21 Tell me, you who desire to be under the law, do you not listen to the law? 22 For it is written that Abraham had two sons, one by a slave woman and one by a free woman. 23 But the son of the slave was born according to the flesh, while the son of the free woman was born through promise. 24 Now this may be interpreted allegorically: these women are two covenants. One is from Mount Sinai, bearing children for slavery; she is Hagar. 25 Now Hagar is Mount Sinai in Arabia; she corresponds to the present Jerusalem, for she is in slavery with her children. 26 But the Jerusalem above is free, and she is our mother. 27 For it is written,
“Rejoice, O barren one who does not bear;
break forth and cry aloud, you who are not in labor!
For the children of the desolate one will be more
than those of the one who has a husband.”
28 Now you, brothers, like Isaac, are children of promise. 29 But just as at that time he who was born according to the flesh persecuted him who was born according to the Spirit, so also it is now. 30 But what does the Scripture say? “Cast out the slave woman and her son, for the son of the slave woman shall not inherit with the son of the free woman.” 31 So, brothers, we are not children of the slave but of the free woman.
In Galatians 4:21-31, Paul uses the story of Abraham, Sarah, and Hagar as an illustration to help us understand that God’s salvation has never come through human effort. Rather, God’s salvation has always and will always come through his gracious acts for us. These Galatians were being tempted to produce through salvation through their Law-keeping—through their human effort (like Abraham and Hagar tried to produce the promised child themselves). But Paul reminds them that in order to be justified before God all we need is to trust God’s promise to save in Jesus (like Abraham and Sarah later did, exemplified in Isaac being born to them in their old age). Paul further uses this illustration to remind us that anyone who is trying to earn their own salvation is simply in slavery. But those who trust Jesus are free because through faith everything he did in his life, death, and resurrection counts for them. In Christ, we are already children of God through faith.

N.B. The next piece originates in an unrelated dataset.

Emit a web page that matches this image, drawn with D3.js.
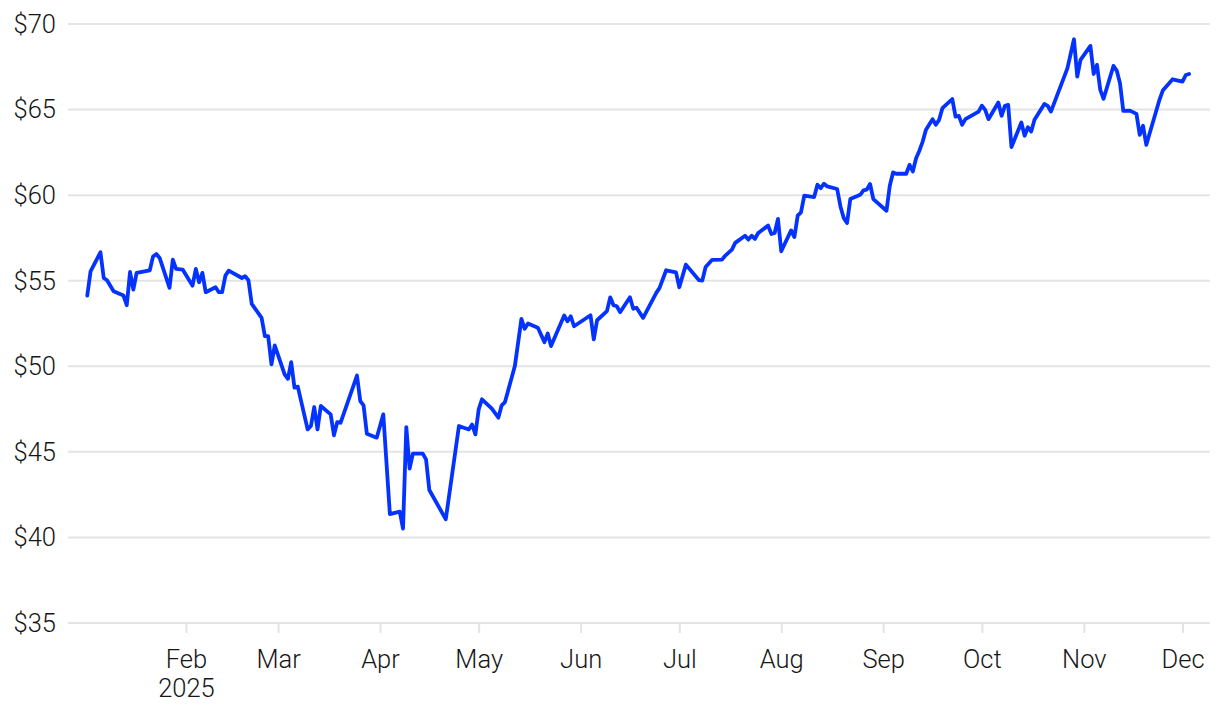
<!DOCTYPE html>
<html>
<head>
<meta charset="utf-8">
<script src="https://cdn.jsdelivr.net/npm/d3@7"></script>
<style>
  html, body { margin: 0; padding: 0; background: #fff; }
  svg { display: block; }
  .lbl { font-family: Roboto, "Liberation Sans", Arial, sans-serif; font-weight: 300; font-size: 25.5px; fill: #161616; }
</style>
</head>
<body>
<svg id="chart" width="1220" height="712"></svg>
<script>
const dates = [
  "2025-01-02","2025-01-03","2025-01-06","2025-01-07","2025-01-08","2025-01-10","2025-01-13","2025-01-14","2025-01-15","2025-01-16",
  "2025-01-17","2025-01-21","2025-01-22","2025-01-23","2025-01-24","2025-01-27","2025-01-28","2025-01-29","2025-01-31","2025-02-03",
  "2025-02-04","2025-02-05","2025-02-06","2025-02-07","2025-02-10","2025-02-11","2025-02-12","2025-02-13","2025-02-14","2025-02-18",
  "2025-02-19","2025-02-20","2025-02-21","2025-02-24","2025-02-25","2025-02-26","2025-02-27","2025-02-28","2025-03-03","2025-03-04",
  "2025-03-05","2025-03-06","2025-03-07","2025-03-10","2025-03-11","2025-03-12","2025-03-13","2025-03-14","2025-03-17","2025-03-18",
  "2025-03-19","2025-03-20","2025-03-25","2025-03-26","2025-03-27","2025-03-28","2025-03-31","2025-04-02","2025-04-04","2025-04-07",
  "2025-04-08","2025-04-09","2025-04-10","2025-04-11","2025-04-14","2025-04-15","2025-04-16","2025-04-21","2025-04-25","2025-04-28",
  "2025-04-29","2025-04-30","2025-05-01","2025-05-02","2025-05-05","2025-05-07","2025-05-08","2025-05-09","2025-05-12","2025-05-14",
  "2025-05-15","2025-05-16","2025-05-19","2025-05-21","2025-05-22","2025-05-23","2025-05-27","2025-05-28","2025-05-29","2025-05-30",
  "2025-06-04","2025-06-05","2025-06-06","2025-06-09","2025-06-10","2025-06-11","2025-06-12","2025-06-13","2025-06-16","2025-06-17",
  "2025-06-18","2025-06-20","2025-06-24","2025-06-25","2025-06-27","2025-06-30","2025-07-01","2025-07-03","2025-07-07","2025-07-08",
  "2025-07-09","2025-07-11","2025-07-14","2025-07-15","2025-07-17","2025-07-18","2025-07-21","2025-07-22","2025-07-23","2025-07-24",
  "2025-07-25","2025-07-28","2025-07-29","2025-07-30","2025-07-31","2025-08-01","2025-08-04","2025-08-05","2025-08-06","2025-08-07",
  "2025-08-08","2025-08-11","2025-08-12","2025-08-13","2025-08-14","2025-08-15","2025-08-18","2025-08-19","2025-08-20","2025-08-21",
  "2025-08-22","2025-08-25","2025-08-26","2025-08-27","2025-08-28","2025-08-29","2025-09-02","2025-09-03","2025-09-04","2025-09-05",
  "2025-09-08","2025-09-09","2025-09-10","2025-09-11","2025-09-12","2025-09-13","2025-09-14","2025-09-16","2025-09-17","2025-09-18",
  "2025-09-19","2025-09-22","2025-09-23","2025-09-24","2025-09-25","2025-09-26","2025-09-30","2025-10-01","2025-10-02","2025-10-03",
  "2025-10-06","2025-10-07","2025-10-08","2025-10-09","2025-10-10","2025-10-13","2025-10-14","2025-10-15","2025-10-16","2025-10-17",
  "2025-10-20","2025-10-21","2025-10-22","2025-10-27","2025-10-29","2025-10-30","2025-10-31","2025-11-03","2025-11-04","2025-11-05",
  "2025-11-06","2025-11-07","2025-11-10","2025-11-11","2025-11-12","2025-11-13","2025-11-15","2025-11-17","2025-11-18","2025-11-19",
  "2025-11-20","2025-11-24","2025-11-25","2025-11-28","2025-12-01","2025-12-02","2025-12-03"
];
const prices = [
  54.13,55.55,56.66,55.16,55.03,54.38,54.13,53.57,55.51,54.48,
  55.46,55.61,56.42,56.56,56.33,54.58,56.23,55.69,55.65,54.71,
  55.69,54.91,55.46,54.33,54.62,54.33,54.33,55.30,55.59,55.16,
  55.26,55.03,53.65,52.83,51.76,51.76,50.11,51.22,49.53,49.27,
  50.24,48.75,48.81,46.31,46.51,47.62,46.31,47.68,47.19,45.97,
  46.74,46.70,49.46,47.97,47.72,46.06,45.83,47.19,41.36,41.51,
  40.52,46.45,44.02,44.90,44.90,44.56,42.77,41.06,46.51,46.31,
  46.60,46.02,47.48,48.07,47.52,47.00,47.72,47.91,50.01,52.77,
  52.19,52.50,52.25,51.41,51.92,51.18,52.97,52.63,52.92,52.34,
  52.98,51.57,52.69,53.22,54.03,53.57,53.51,53.16,54.03,53.36,
  53.42,52.83,54.29,54.58,55.61,55.49,54.62,55.94,55.03,55.01,
  55.80,56.22,56.23,56.47,56.82,57.21,57.63,57.40,57.63,57.44,
  57.79,58.22,57.73,57.79,58.61,56.72,57.94,57.55,58.80,58.99,
  59.97,59.89,60.61,60.41,60.67,60.51,60.36,59.34,58.67,58.37,
  59.77,60.02,60.28,60.32,60.65,59.77,59.09,60.55,61.33,61.25,
  61.25,61.77,61.38,62.16,62.60,63.13,63.82,64.44,64.11,64.40,
  65.08,65.61,64.59,64.63,64.11,64.44,64.88,65.23,64.98,64.44,
  65.41,64.63,65.22,65.27,62.81,64.24,63.47,63.97,63.72,64.40,
  65.33,65.22,64.88,67.41,69.11,66.93,67.90,68.72,67.08,67.61,
  66.15,65.63,67.55,67.28,66.54,64.92,64.94,64.75,63.52,64.05,
  62.94,65.57,66.11,66.77,66.63,67.02,67.08
];
const yTicks = [35, 40, 45, 50, 55, 60, 65, 70];
const monthTicks = ["2025-02-01","2025-03-01","2025-04-01","2025-05-01","2025-06-01","2025-07-01",
                    "2025-08-01","2025-09-01","2025-10-01","2025-11-01","2025-12-01"];
const yearLabel = "2025";

const parse = d3.utcParse("%Y-%m-%d");
const data = dates.map((d, i) => ({ date: parse(d), value: prices[i] }));

const svg = d3.select("#chart");
const gridX0 = 68, gridX1 = 1210;

const x = d3.scaleUtc()
  .domain([parse("2025-01-01"), parse("2025-12-01")])
  .range([84, 1182.5]);
const y = d3.scaleLinear().domain([35, 70]).range([623, 24]);

// gridlines
svg.append("g").selectAll("line").data(yTicks).join("line")
  .attr("x1", gridX0).attr("x2", gridX1)
  .attr("y1", d => y(d)).attr("y2", d => y(d))
  .attr("stroke", "#e4e4e4").attr("stroke-width", 2);

// y labels
svg.append("g").selectAll("text").data(yTicks).join("text")
  .attr("class", "lbl")
  .attr("x", 56).attr("y", d => y(d))
  .attr("dy", "0.35em")
  .attr("text-anchor", "end")
  .text(d => "$" + d);

// x axis
const xAxis = d3.axisBottom(x)
  .tickValues(monthTicks.map(parse))
  .tickSize(10)
  .tickPadding(17)
  .tickFormat(d3.utcFormat("%b"));
const gx = svg.append("g").attr("transform", `translate(0,${y(35)})`).call(xAxis);
gx.select(".domain").remove();
gx.selectAll(".tick line").attr("stroke", "#e4e4e4").attr("stroke-width", 2);
gx.selectAll(".tick text").attr("class", "lbl").attr("fill", null);
gx.selectAll(".tick").filter((d, i) => i === 0).append("text")
  .attr("class", "lbl")
  .attr("y", 56).attr("dy", "0.71em")
  .attr("text-anchor", "middle")
  .text(yearLabel);

// line
const line = d3.line().x(d => x(d.date)).y(d => y(d.value)).curve(d3.curveLinear);
svg.append("path").datum(data)
  .attr("d", line)
  .attr("fill", "none")
  .attr("stroke", "#0433ff")
  .attr("stroke-width", 3.8)
  .attr("stroke-linejoin", "round")
  .attr("stroke-linecap", "round");
</script>
</body>
</html>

In the end, the gospel is bad news for those who want to save themselves because the gospel highlights the fact that we could never be good enough to earn God’s blessing—we were so wicked Jesus had to die for us. On the other hand, the gospel is good news for those who know they can’t save themselves and trust in Jesus’ work in their place. The gospel not only highlights the fact that we were so wicked Jesus had to die—it also highlights the fact that he was willing to die, to take away our sin and make us righteous. As Paul says elsewhere, “The saying is trustworthy and deserving of full acceptance, that Christ Jesus came into the world to save sinners, of whom I am the foremost” (1 Timothy 1:15).
1. Was there anything from the sermon, big idea, or Galatians 4:21-31 that stood out to you, challenged you, or confused you?
2. How much faith did Abraham need to have to have a son with Hagar? How much did he need to have a son with Sarah?
3. What does Paul say each mother represents (v 24-26)? Why?
In the end, the gospel is bad news for those who want to save themselves because the gospel highlights the fact that we could never earn God’s blessing.
4. Why do you think some people don’t like the idea of the gospel of grace?
The gospel is good news for those who know they can’t save themselves and trust in Jesus’ work in their place…
Martin Luther once said, “When Satan tells me I am a sinner he comforts me immeasurably, since Christ died for sinners.”
5. How does what Luther said give you joy even in light of your sin? Pray for each one in your group to be strengthened to go out and proclaim the good news of the grace of Jesus in all spheres of life.
The saying is trustworthy and deserving of full acceptance, that Christ Jesus came into the world to save sinners, of whom I am the foremost (1 Timothy 1:15).